Monday, July 28, 2008

Another boring economics post on . . . housing!

Paul Krugman has an interesting op-ed in today's NYT on the housing bill that's likely to be signed into law this week. Like many economists, Krugman seems to think that it offers a lot piecemeal remedies to the current housing crisis, but very little in the way of comprehensive reform of the mortgage industry.

Krugman's solution is, of course, to strong-arm mortgage originators into more vigorously screening applicants--compelling them to deny mortgages to the riskiest borrowers in order to protect the rest of us. And I must say, I don't necessarily disagree with this:

If the government is going to stand behind financial institutions, those institutions had better be carefully regulated — because otherwise the game of heads I win, tails you lose will be played more furiously than ever, at taxpayers’ expense.

If the government is going to be taking on billions of dollars in mortgage liability, of course it should force financial institutions to limit the amount of risk that they're exposed to. The issue is why the federal government is bailing out large investment banks like Bear Stearns with tax payer dollars in the first place. Aren't we setting an awfully scary precedent by doing this?

I can understand ensuring the liquidity of large government-sponsored enterprises like Fanny Mae and Freddy Mac (which are already intensely regulated by the Office of Federal Housing Enterprise Oversight), but why is the Federal Reserve now letting private investment firms off the hook for bad decisions?

I'm certainly not an expert on the mortgage industry, and I can't imagine how hard it must be for all of those families facing foreclosure, but it seems to me that if our goal is a little more humility from large financial institutions, it's probably a bad idea to tell them that they're basically too important to fail--no matter how badly they screw things up.


petpluto said...

I agree with Paul Krugman; the problem with the mortgage industry is the reason behind they approve of the riskiest of mortgages and loans -and that is because banking is a business with stocks and share holders who want to see the company making money and growing incredibly fast -at times exponentially- instead of rewarding a slow and steady pace.

Those whose houses are being foreclosed aren't being benefited from the bank bailout the government is performing right now. They're pretty much sunk in the mire and will probably stay that way for quite a while. The worst thing about this whole crisis are the people who were staying afloat until the bank limited their lines of credit -because LOCs are based on the value of the house, and the housing market has all but collapsed- without telling those customers they were doing so. These people may have had enough money coming in to cover the expense of their LOC but needed the LOC in order to write checks for expenses coming in the middle of the month. Now these customers are pretty far in debt as well, and with no real help coming from on high.

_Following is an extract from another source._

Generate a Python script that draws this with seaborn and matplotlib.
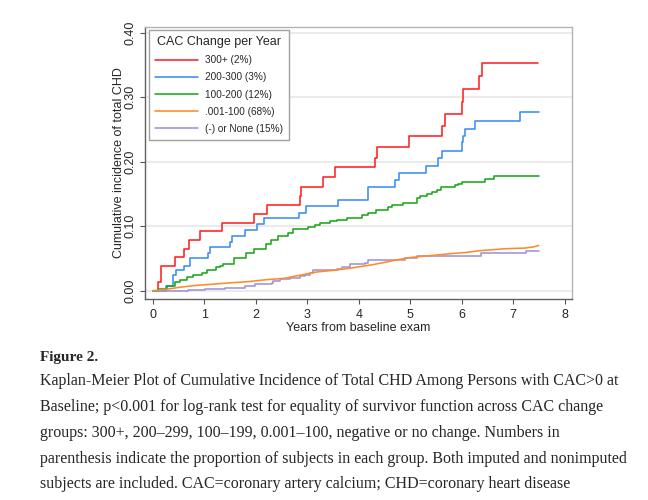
import pandas as pd
import matplotlib
matplotlib.use('Agg')
import matplotlib.pyplot as plt
from matplotlib.lines import Line2D
import seaborn as sns


# Groups and colours (legend order)
groups = ['300+ (2%)', '200-300 (3%)', '100-200 (12%)', '.001-100 (68%)', '(-) or None (15%)']
colors = ['#ff2020', '#3a8cf5', '#1ca61c', '#ff8a2a', '#9b95d5']

# Step curves (years, cumulative incidence)
red_years = [0, 0.11, 0.155, 0.43, 0.60, 0.71, 0.92, 1.34, 1.97, 2.21, 2.86, 2.88, 3.31, 3.53,
             4.31, 4.36, 4.98, 5.62, 5.67, 6.01, 6.03, 6.34, 6.39, 7.48]
red_cum = [0, 0.014, 0.039, 0.052, 0.065, 0.079, 0.092, 0.105, 0.119, 0.132, 0.147, 0.161, 0.176, 0.191,
           0.206, 0.222, 0.239, 0.255, 0.274, 0.293, 0.312, 0.332, 0.352, 0.352]

blue_years = [0, 0.26, 0.40, 0.45, 0.60, 0.72, 1.08, 1.11, 1.50, 1.53, 1.79, 2.03, 2.16, 2.83, 2.98,
              3.59, 4.17, 4.18, 4.71, 4.79, 5.30, 5.53, 5.62, 6.00, 6.02, 6.06, 6.25, 7.13, 7.49]
blue_cum = [0, 0.008, 0.025, 0.032, 0.039, 0.050, 0.058, 0.067, 0.076, 0.084, 0.094, 0.103, 0.112, 0.121, 0.131,
            0.140, 0.151, 0.161, 0.172, 0.183, 0.193, 0.206, 0.217, 0.230, 0.239, 0.250, 0.263, 0.277, 0.277]

green_years = [0, 0.10, 0.28, 0.43, 0.52, 0.66, 0.79, 0.95, 1.05, 1.23, 1.31, 1.37, 1.57, 1.81, 1.97,
               2.19, 2.29, 2.44, 2.62, 2.73, 3.02, 3.15, 3.24, 3.44, 3.58, 3.77, 4.07, 4.17, 4.34,
               4.56, 4.65, 4.85, 5.13, 5.19, 5.32, 5.42, 5.51, 5.60, 5.87, 5.92, 6.00, 6.45, 6.63, 7.49]
green_cum = [0, 0.003, 0.008, 0.013, 0.017, 0.021, 0.025, 0.028, 0.032, 0.036, 0.039, 0.042, 0.050, 0.058, 0.065,
             0.073, 0.079, 0.085, 0.090, 0.095, 0.098, 0.101, 0.105, 0.108, 0.110, 0.113, 0.117, 0.121, 0.125,
             0.130, 0.133, 0.136, 0.143, 0.147, 0.150, 0.153, 0.156, 0.160, 0.163, 0.166, 0.169, 0.173, 0.177, 0.177]

orange_years = [0, 0.25, 0.50, 0.82, 1.15, 1.47, 1.86, 2.20, 2.54, 2.86, 3.18, 3.57, 3.93, 4.25,
                4.57, 4.96, 5.20, 5.48, 5.87, 6.06, 6.36, 6.84, 7.23, 7.40, 7.49]
orange_cum = [0, 0.002, 0.005, 0.008, 0.010, 0.012, 0.014, 0.017, 0.019, 0.024, 0.029, 0.032, 0.036, 0.040,
              0.045, 0.051, 0.053, 0.055, 0.058, 0.059, 0.062, 0.065, 0.066, 0.068, 0.070]

purple_years = [0, 0.69, 1.02, 1.40, 1.79, 1.99, 2.31, 2.34, 2.47, 2.67, 2.86, 2.96, 3.06, 3.12,
                3.57, 3.67, 3.83, 4.12, 4.17, 4.90, 5.13, 6.38, 7.25, 7.49]
purple_cum = [0, 0.001, 0.002, 0.004, 0.007, 0.010, 0.012, 0.015, 0.018, 0.019, 0.022, 0.024, 0.027, 0.032,
              0.034, 0.037, 0.041, 0.043, 0.048, 0.051, 0.054, 0.058, 0.062, 0.062]

caption_title = 'Figure 2.'
caption_lines = [
    'Kaplan-Meier Plot of Cumulative Incidence of Total CHD Among Persons with CAC>0 at',
    'Baseline; p<0.001 for log-rank test for equality of survivor function across CAC change',
    'groups: 300+, 200\u2013299, 100\u2013199, 0.001\u2013100, negative or no change. Numbers in',
    'parenthesis indicate the proportion of subjects in each group. Both imputed and nonimputed',
    'subjects are included. CAC=coronary artery calcium; CHD=coronary heart disease',
]

# Long table for seaborn
curves = [(red_years, red_cum), (blue_years, blue_cum), (green_years, green_cum),
          (orange_years, orange_cum), (purple_years, purple_cum)]
frames = []
for g, (yrs, cum) in zip(groups, curves):
    frames.append(pd.DataFrame({'year': yrs, 'cum': cum, 'group': g}))
df = pd.concat(frames, ignore_index=True)
palette = dict(zip(groups, colors))

sns.set_theme(style='white')
plt.rcParams['font.family'] = ['Liberation Sans', 'DejaVu Sans']

fig = plt.figure(figsize=(6.48, 5.0), dpi=100)
ax = fig.add_axes([0.2238, 0.402, 0.659, 0.5446])

# orange group has many tiny steps, looks like a smooth line
step_groups = [g for g in groups if g != groups[3]]
sns.lineplot(data=df[df['group'].isin(step_groups)], x='year', y='cum', hue='group',
             hue_order=step_groups, palette=palette, estimator=None, drawstyle='steps-post',
             linewidth=1.15, legend=False, ax=ax)
sns.lineplot(data=df[df['group'] == groups[3]], x='year', y='cum', color=colors[3],
             estimator=None, linewidth=1.15, legend=False, ax=ax)

ax.set_xlim(-0.15, 8.14)
ax.set_ylim(-0.0129, 0.409)
ax.set_xticks(range(0, 9))
ax.set_yticks([0, 0.1, 0.2, 0.3, 0.4])
ax.set_yticklabels(['0.00', '0.10', '0.20', '0.30', '0.40'])
ax.tick_params(axis='both', which='major', labelsize=9, length=3.6, width=0.8,
               color='#555555', direction='out', bottom=True, left=True)
ax.tick_params(axis='x', pad=3.5)
ax.tick_params(axis='y', pad=2.5, labelrotation=90)
for lab in ax.get_yticklabels():
    lab.set_va('center')

ax.yaxis.grid(True, color='#e9e9e9', linewidth=1.3)
ax.xaxis.grid(False)
ax.set_axisbelow(True)

for side in ['left', 'bottom']:
    ax.spines[side].set_color('#606060')
    ax.spines[side].set_linewidth(1.0)
for side in ['top', 'right']:
    ax.spines[side].set_color('#b4b4b4')
    ax.spines[side].set_linewidth(1.0)

ax.set_xlabel('Years from baseline exam', fontsize=9, labelpad=1)
ax.set_ylabel('Cumulative incidence of total CHD', fontsize=9, labelpad=-0.5)

handles = [Line2D([0], [0], color=c, lw=1.15) for c in colors]
leg = ax.legend(handles, groups, title='CAC Change per Year', loc='upper left',
                bbox_to_anchor=(0.0094, 0.988), borderaxespad=0, fontsize=7.2,
                title_fontsize=9, frameon=True, fancybox=False, edgecolor='#a0a0a0',
                framealpha=1, handlelength=4.3, handletextpad=0.65, labelspacing=0.72,
                borderpad=0.6)
leg.get_frame().set_linewidth(1.0)

# Caption below the chart
serif = ['Liberation Serif', 'DejaVu Serif']
fig.text(40 / 648, 1 - 358 / 500, caption_title, fontsize=11, fontweight='bold',
         family=serif, va='center', ha='left')
line_y = [381, 407, 433, 459, 484]
for y, line in zip(line_y, caption_lines):
    fig.text(40 / 648, 1 - y / 500, line, fontsize=11.55, family=serif, va='center', ha='left')

fig.savefig('out.png', dpi=100)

The banks being saved are being saved to protect people's savings and checking accounts, so that there are not runs on the banks like there was in the beginning of the Depression and so that faith in the financial institutions remain and then -theoretically- the recession will never fully come to be a recession and we'll all be saved. Of course, this is all the information coming from the banking end of the deal, so something completely different may have be the reasoning on the government side. I doubt it though.

And yeah, I very much doubt that we should be bailing out these banks without some repercussions/stipulations.

mikhailbakunin said...

Yo, Pet. Two things: 1) Hopefully, some of those borrowers who are at risk of foreclosure will be able to refinance (I don't know too much about FHA-Secure, but it seems like it may help out those people who now owe more than their homes are worth), and 2) I wonder how much of the current mortgage crisis was the result of predatory lending and how much of it was just borrowers taking on more debt than they could afford, lying on their mortgage applications, etc.

It seems like progressives are blaming the banks and conservatives are blaming the borrowers. I suspect the truth is probably somewhere in the middle. So, how do we mete out justice when both parties are responsible?

petpluto said...

Working on the mortgage side of things leaves me more apt to blame the bank. I saw some of those applications that came rolling through, and I heard about the pressure to approve loans that were high risk. Has very little to do with me being of a liberal bent and very much to do with how I saw the system working. Were there people who forged their income levels, etc. in order to secure a loan? Sure. But the overall state of banking practices were balanced to give high risk borrowers the benefit of the doubt in order to make the money necessary to avoid being taken over by another bank. It wasn't based on any evil intentions but good old fashioned fear. For that reason I wouldn't call it "predatory lending"; for the most part, these banks weren't going after people who couldn't pay. They were just betting on the housing market and economy staying on the sunny side of the street.

As for those people in danger of foreclosure, hopefully some of them WILL be able to refinance, but I know that a lot of people at our particular bank were being turned down for refinancing because the bank had already been burned. Plus, it does cost money, and that is something many people are woefully lacking these days. And that doesn't exactly help the people who have already lost their homes.

As for justice, I don't think it can be achieved. No laws were broken; it was just bad business decisions. The most we can hope for is that the banks suffer some kind of repercussion for their hand in the fall; the government's bail outs may be good for the short term economy, but I don't think they do much to suggest to the banks that a change in business practices is necessary. Most of the people who potentially worked the system are already in the rut, so its less of a worry about whether or not they will escape unscathed.